21. Aesthetics / B. Nature of Art / 8. The Arts / b. Literature
The author function of any text is a plurality of selves [Foucault, by Gutting]
     Full Idea: Foucault maintains that for any 'authored' text a plurality of selves fulfils the author function.
     From: report of Michel Foucault (works [1978]) by Gary Gutting - Foucault: a very short introduction 2
     A reaction: This is a completely different concept of a 'self' from the one normally found in this database. I would call it the sociological concept of self, as something changing with context. So how many selves is 'Jane Austen'?
21. Aesthetics / C. Artistic Issues / 7. Art and Morality
Musical performance can reveal a range of virtues [Damon of Ath.]
     Full Idea: In singing and playing the lyre, a boy will be likely to reveal not only courage and moderation, but also justice.
     From: Damon (fragments/reports [c.460 BCE], B4), quoted by (who?) - where?
24. Political Theory / A. Basis of a State / 3. Natural Values / c. Natural rights
Nature is not the basis of rights, but the willingness to risk death in asserting them [Foucault]

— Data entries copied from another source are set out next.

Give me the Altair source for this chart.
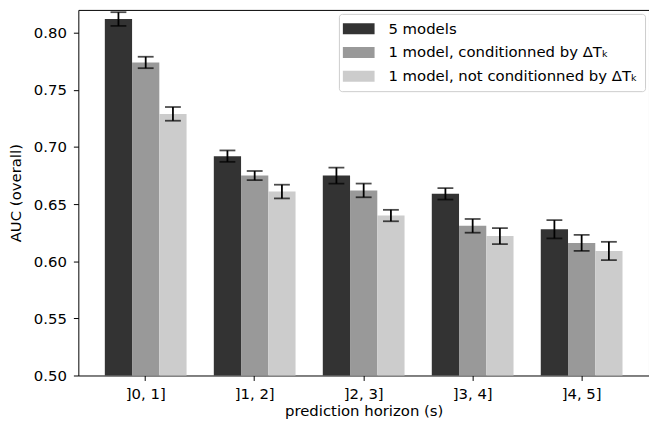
import altair as alt
import pandas as pd

horizons = ["]0, 1]", "]1, 2]", "]2, 3]", "]3, 4]", "]4, 5]"]
models = ["5 models", "1 model, conditionned by ΔTₖ", "1 model, not conditionned by ΔTₖ"]
auc_5 = [0.812, 0.692, 0.675, 0.659, 0.628]
auc_cond = [0.774, 0.675, 0.662, 0.631, 0.616]
auc_nocond = [0.729, 0.661, 0.640, 0.622, 0.609]
err_5 = [0.006, 0.005, 0.007, 0.005, 0.008]
err_cond = [0.005, 0.004, 0.006, 0.006, 0.007]
err_nocond = [0.006, 0.006, 0.005, 0.007, 0.008]
colors = ["#333333", "#999999", "#cccccc"]
y_ticks = [0.50, 0.55, 0.60, 0.65, 0.70, 0.75, 0.80]

rows = []
for m, vals, errs in zip(models, [auc_5, auc_cond, auc_nocond], [err_5, err_cond, err_nocond]):
    for h, v, e in zip(horizons, vals, errs):
        rows.append({"horizon": h, "model": m, "auc": v, "lo": v - e, "hi": v + e, "base": 0.5})
df = pd.DataFrame(rows)

FONT = "DejaVu Sans"
FS = 15

x_enc = alt.X("horizon:N", sort=horizons,
              scale=alt.Scale(paddingInner=0.25, paddingOuter=0.243),
              axis=alt.Axis(title="prediction horizon (s)", labelAngle=0, domain=False,
                            ticks=True, tickSize=5, tickColor="black", tickWidth=1,
                            labelPadding=6,
                            labelFontSize=FS, titleFontSize=FS, titlePadding=2,
                            labelColor="black", titleColor="black",
                            labelFont=FONT, titleFont=FONT, titleFontWeight="normal"))
xo_enc = alt.XOffset("model:N", sort=models, scale=alt.Scale(paddingInner=0, paddingOuter=0))
y_scale = alt.Scale(domain=[0.5, 0.82], nice=False, zero=False)

bars = alt.Chart(df).mark_bar().encode(
    x=x_enc,
    xOffset=xo_enc,
    y=alt.Y("auc:Q", scale=y_scale,
            axis=alt.Axis(title="AUC (overall)", values=y_ticks, format=".2f", domain=False,
                          ticks=True, tickSize=5, tickColor="black", tickWidth=1,
                          labelPadding=7, grid=False,
                          labelFontSize=FS, titleFontSize=FS, titlePadding=10,
                          labelColor="black", titleColor="black",
                          labelFont=FONT, titleFont=FONT, titleFontWeight="normal")),
    y2="base:Q",
    color=alt.Color("model:N", sort=models,
                    scale=alt.Scale(domain=models, range=colors),
                    legend=alt.Legend(title=None, orient="top-right", offset=4,
                                      symbolType="M-2,-0.7L2,-0.7L2,0.7L-2,0.7Z",
                                      symbolSize=256, symbolStrokeWidth=0, symbolOpacity=1,
                                      labelFontSize=FS, labelFont=FONT, labelColor="black",
                                      labelOffset=22, symbolOffset=5, rowPadding=8,
                                      padding=7, strokeColor="#cccccc", fillColor="white",
                                      cornerRadius=3, labelLimit=400)),
)

rules = alt.Chart(df).mark_rule(color="black", strokeWidth=1.8).encode(
    x=alt.X("horizon:N", sort=horizons),
    xOffset=alt.XOffset("model:N", sort=models),
    y=alt.Y("lo:Q", scale=y_scale),
    y2="hi:Q",
)
caps_lo = alt.Chart(df).mark_tick(color="black", orient="horizontal", size=16, thickness=1.8).encode(
    x=alt.X("horizon:N", sort=horizons),
    xOffset=alt.XOffset("model:N", sort=models),
    y=alt.Y("lo:Q", scale=y_scale),
)
caps_hi = alt.Chart(df).mark_tick(color="black", orient="horizontal", size=16, thickness=1.8).encode(
    x=alt.X("horizon:N", sort=horizons),
    xOffset=alt.XOffset("model:N", sort=models),
    y=alt.Y("hi:Q", scale=y_scale),
)

chart = alt.layer(bars, rules, caps_lo, caps_hi).properties(
    width=576, height=369,
    autosize=alt.AutoSizeParams(type="none"),
    padding={"left": 71, "top": 0, "right": 0, "bottom": 44},
).configure(font=FONT).configure_view(stroke="black", strokeWidth=1)

chart.save("out.html", embed_options={"renderer": "svg", "actions": False})
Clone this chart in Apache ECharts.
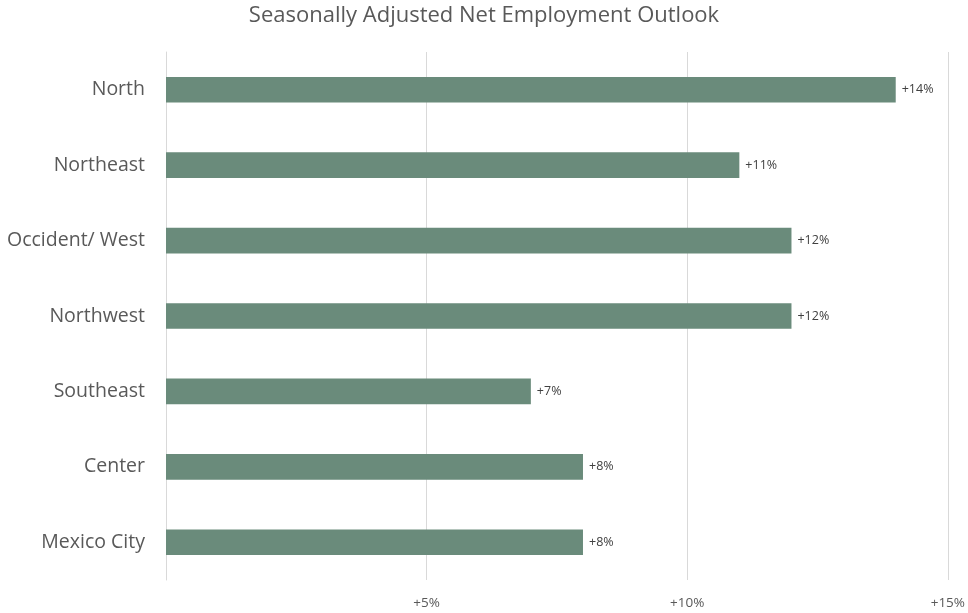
<!DOCTYPE html>
<html><head><meta charset="utf-8">
<script src="https://cdn.jsdelivr.net/npm/echarts@6/dist/echarts.min.js"></script>
<style>html,body{margin:0;padding:0;background:#fff}#c{width:968px;height:613px}</style>
</head><body><div id="c"></div>
<script>
const titleText = 'Seasonally Adjusted Net Employment Outlook';
const categories = ['North','Northeast','Occident/ West','Northwest','Southeast','Center','Mexico City'];
const values = [14, 11, 12, 12, 7, 8, 8];
const chart = echarts.init(document.getElementById('c'));
const font = '"Open Sans", "Noto Sans", sans-serif';
chart.setOption({
  animation:false,
  title:{text:titleText,left:'center',top:0,textStyle:{fontFamily:font,fontSize:22,fontWeight:'normal',color:'#595959'}},
  grid:{left:166,right:18,top:52,bottom:33,containLabel:false},
  xAxis:{type:'value',min:0,max:15,interval:5,
    axisLine:{show:false},axisTick:{show:false},
    splitLine:{show:true,lineStyle:{color:'#d9d9d9',width:1}},
    axisLabel:{margin:16,fontFamily:font,fontSize:13.5,color:'#595959',formatter:v=>v===0?'':'+'+v+'%'}},
  yAxis:{type:'category',data:categories,inverse:true,
    axisLine:{show:true,lineStyle:{color:'#d9d9d9'}},axisTick:{show:false},
    axisLabel:{margin:21,fontFamily:font,fontSize:19.5,color:'#595959'}},
  series:[{type:'bar',data:values,barWidth:'34%',itemStyle:{color:'#6a8b7b'},
    label:{show:true,position:'right',distance:6,fontFamily:font,fontSize:12.5,color:'#404040',formatter:p=>'+'+p.value+'%'}}]
});
</script></body></html>
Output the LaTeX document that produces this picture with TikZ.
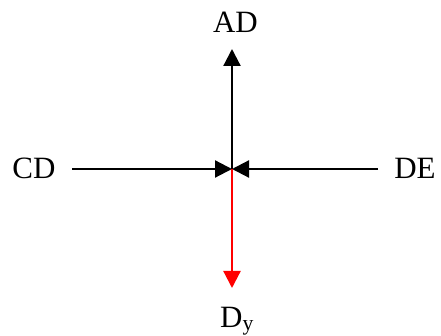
\documentclass[tikz,border=0pt]{standalone}
\usepackage{fontspec}
\setmainfont{Liberation Serif}
\usetikzlibrary{arrows.meta}
\begin{document}
\begin{tikzpicture}[x=1pt,y=-1pt,
  lbl/.style={inner sep=0pt,anchor=base,font=\fontsize{31}{34}\selectfont},
  force/.style={line width=2.2pt,-{Triangle[length=17pt,width=17pt]}}]
\useasboundingbox (0,0) rectangle (441,336);
\coordinate (c) at (232,169);
\coordinate (top) at (232,49);
\coordinate (bot) at (232,288);
\coordinate (l) at (72,169);
\coordinate (r) at (378,169);
\node[lbl] (ad) at (235.5,33) {AD};
\node[lbl] (cd) at (34,179) {CD};
\node[lbl] (de) at (415,179) {DE};
\node[lbl] (dy) at (237,327) {D\textsubscript{y}};
\draw[force] (c) -- (top);
\draw[force] (l) -- (c);
\draw[force] (r) -- (c);
\draw[force,red] (c) -- (bot);
\end{tikzpicture}
\end{document}
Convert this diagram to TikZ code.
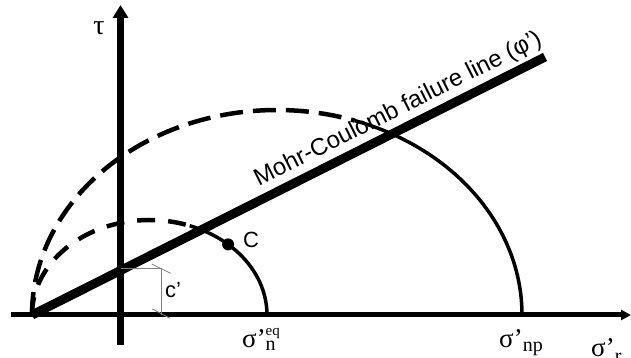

     Full Idea: The decision 'to prefer the risk of death to the certainty of having to obey' is the 'last anchor point' for any assertion of rights, 'one more solid and closer to the experience than "natural rights"'.
     From: Michel Foucault (works [1978], EW III:449)
     A reaction: I recall a group of Afrikaan men going to face certain death, rather than give up apartheid.
25. Social Practice / D. Justice / 3. Punishment / d. Reform of offenders
Power is used to create identities and ways of life for other people [Foucault, by Shorten]
     Full Idea: For Foucault power is less about repressing people or issuing commands, and more about producing identities and ways of living.
     From: report of Michel Foucault (works [1978]) by Andrew Shorten - Contemporary Political Theory 01
     A reaction: I take this to be the culmination of the Hegelian view of a person, as largely created by social circumstances rather than by biology. I'm beginning to think that Foucault may be a very important philosopher - although elusive.
26. Natural Theory / A. Speculations on Nature / 2. Natural Purpose / b. Limited purposes
A machine is best defined by its final cause, which explains the roles of the parts [Leibniz]
     Full Idea: Any machine ...is best defined in terms of its final cause, so that in the description of the parts it is therefore apparent in what way each of them is coordinated with the others for the intended us.
     From: Gottfried Leibniz (The Human Body is a sort of Machine [1683], p.290), quoted by Richard T.W. Arthur - Leibniz 3 'Machines'
     A reaction: We would use the 'function', an inherently teleological concept, and a concept which is almost indispensable for giving an illuminating description of the world. If nature is dispositional, it points towards things. Leibniz views persons as machines.